Henry’s Year-End Tax-Planning Moves for Businesses & Business Owners

These are just some of the year-end steps that can be taken to save taxes. Again, by contacting us, we can tailor a particular plan that will work best for you. We also will need to stay in close touch in the event that Congress revives expired tax breaks to assure that you don’t miss out on any resuscitated tax-saving opportunities!

Other Miscellaneous Tax Items

  1. Firms that reimburse workers directly for health insurance or Medicare bought separately are in for a surprise The IRS will fine you $100 per day, per employee you reimburse. Wow! That can add up quickly…
  2. NO increase in social security wage base.

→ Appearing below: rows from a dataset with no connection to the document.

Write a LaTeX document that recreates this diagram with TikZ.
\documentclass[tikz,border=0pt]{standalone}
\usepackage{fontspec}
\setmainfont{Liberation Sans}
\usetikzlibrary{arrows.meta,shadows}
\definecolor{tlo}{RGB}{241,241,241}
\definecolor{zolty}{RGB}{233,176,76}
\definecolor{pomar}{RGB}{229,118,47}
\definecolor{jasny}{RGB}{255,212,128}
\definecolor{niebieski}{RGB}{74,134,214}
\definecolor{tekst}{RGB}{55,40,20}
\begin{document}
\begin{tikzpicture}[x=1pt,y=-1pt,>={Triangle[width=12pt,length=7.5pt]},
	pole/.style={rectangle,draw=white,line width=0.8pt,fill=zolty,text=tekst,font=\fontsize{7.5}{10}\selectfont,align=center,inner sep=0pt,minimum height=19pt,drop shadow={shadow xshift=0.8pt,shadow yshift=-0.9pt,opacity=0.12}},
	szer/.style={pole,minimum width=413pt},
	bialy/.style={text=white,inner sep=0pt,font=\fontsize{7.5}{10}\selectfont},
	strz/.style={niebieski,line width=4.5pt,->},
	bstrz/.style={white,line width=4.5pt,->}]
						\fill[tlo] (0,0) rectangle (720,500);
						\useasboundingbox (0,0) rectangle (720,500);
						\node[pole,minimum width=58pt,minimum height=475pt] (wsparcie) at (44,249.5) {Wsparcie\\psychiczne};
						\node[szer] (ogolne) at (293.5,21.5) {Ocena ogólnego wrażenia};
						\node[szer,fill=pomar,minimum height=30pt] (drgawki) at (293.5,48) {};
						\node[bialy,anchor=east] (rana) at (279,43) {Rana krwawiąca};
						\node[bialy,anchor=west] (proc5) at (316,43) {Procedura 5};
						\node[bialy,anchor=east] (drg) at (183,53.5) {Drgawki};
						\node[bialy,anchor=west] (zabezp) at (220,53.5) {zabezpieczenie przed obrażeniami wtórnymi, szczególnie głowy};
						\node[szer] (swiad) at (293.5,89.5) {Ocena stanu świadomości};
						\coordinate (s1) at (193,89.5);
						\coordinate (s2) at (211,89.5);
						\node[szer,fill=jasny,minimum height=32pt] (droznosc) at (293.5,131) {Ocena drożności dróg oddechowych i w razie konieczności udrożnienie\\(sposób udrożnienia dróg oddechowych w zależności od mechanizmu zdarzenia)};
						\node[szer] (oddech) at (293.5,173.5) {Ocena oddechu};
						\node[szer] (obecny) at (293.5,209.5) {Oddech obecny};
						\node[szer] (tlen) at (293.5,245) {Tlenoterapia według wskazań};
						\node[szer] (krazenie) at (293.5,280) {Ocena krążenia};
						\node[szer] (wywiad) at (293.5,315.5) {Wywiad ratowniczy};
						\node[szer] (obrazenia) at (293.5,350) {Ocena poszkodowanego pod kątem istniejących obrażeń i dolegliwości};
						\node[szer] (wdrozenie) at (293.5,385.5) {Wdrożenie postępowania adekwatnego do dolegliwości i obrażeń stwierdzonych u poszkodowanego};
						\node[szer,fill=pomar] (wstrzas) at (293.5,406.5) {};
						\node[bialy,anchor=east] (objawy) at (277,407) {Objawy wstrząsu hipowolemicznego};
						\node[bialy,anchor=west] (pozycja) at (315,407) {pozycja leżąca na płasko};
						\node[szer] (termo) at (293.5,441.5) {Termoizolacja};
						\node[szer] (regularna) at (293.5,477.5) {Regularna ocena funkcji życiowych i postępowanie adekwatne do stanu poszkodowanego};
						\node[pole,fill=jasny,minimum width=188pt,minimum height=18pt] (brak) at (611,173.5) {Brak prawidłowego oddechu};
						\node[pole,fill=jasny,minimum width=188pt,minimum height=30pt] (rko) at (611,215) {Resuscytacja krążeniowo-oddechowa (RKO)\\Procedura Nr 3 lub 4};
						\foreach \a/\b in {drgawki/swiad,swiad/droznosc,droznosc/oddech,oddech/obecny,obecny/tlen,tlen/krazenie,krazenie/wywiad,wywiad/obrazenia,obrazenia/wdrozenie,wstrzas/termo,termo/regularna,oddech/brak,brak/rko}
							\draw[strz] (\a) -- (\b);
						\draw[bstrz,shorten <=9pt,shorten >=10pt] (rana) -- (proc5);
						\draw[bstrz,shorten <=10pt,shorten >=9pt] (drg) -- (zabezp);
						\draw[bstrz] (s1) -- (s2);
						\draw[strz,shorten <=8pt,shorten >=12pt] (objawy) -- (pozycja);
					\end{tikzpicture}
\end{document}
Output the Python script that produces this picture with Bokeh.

It will remain at $118,500 subject to FICA tax. After that, only the Medicare tax is charged.
  3. IRS will stop seizing Social Security disability payments for unpaid taxes. Other Social Security income can be grabbed up to 15% of the amount paid.
  4. If you self-insure your employees, the “special tax” increases to $2.17 x the number of employees, dependents, and spouses (all lives)
  5. Right here in MA, a court ruled the IRS had to use a CPA’s calculations for basis on 200 old stocks and securities sold. You can’t beat a good CPA!!
  6. States are considering a tax on electronic cigarettes to raise revenue. Watch those E-Cigs!
  7. IRS is going after (auditing) entertainers, including songwriters, musicians, and producers. *AUDIT ALERT* IRS is also closely looking at TIP income re: hotels, restaurants, hair salons, etc. Be sure to report every $ earned by wages, tips, or cash- just like you do now.
  8. IRS did fewer personal (individual) audits during 2014. In 2010 the rate was 1.11%; now its .86% But the “red flags” still can trigger a review/exam, even if a correspondence exam. But the IRS has 22% less revenue agents than 5 years ago.
  9. ACA/HEALTH INS: The penalty has again increased if you refuse insurance. In 2016 the amounts are $695 per adult and $348 per child. Family ceiling is $2,085. The other fine is 2% to 2.5% of gross family income; whichever is larger of the 2 methods is due.
  10. RMD- If you turn 70-1.2 this year you can delay your 2015 payment until April 1, 2016.
  11. President Obama’s MY-IRA plan is expanded- now nationwide. They work similar to a Roth, but the principal is Government insured, like a bank. There are income limits and other restrictions. Check out www.myira.gov
  12. If you owe more than $50,000 in federal taxes, your passport could be seized! Taxpayers who are compliant with a payment plan are OK..for now.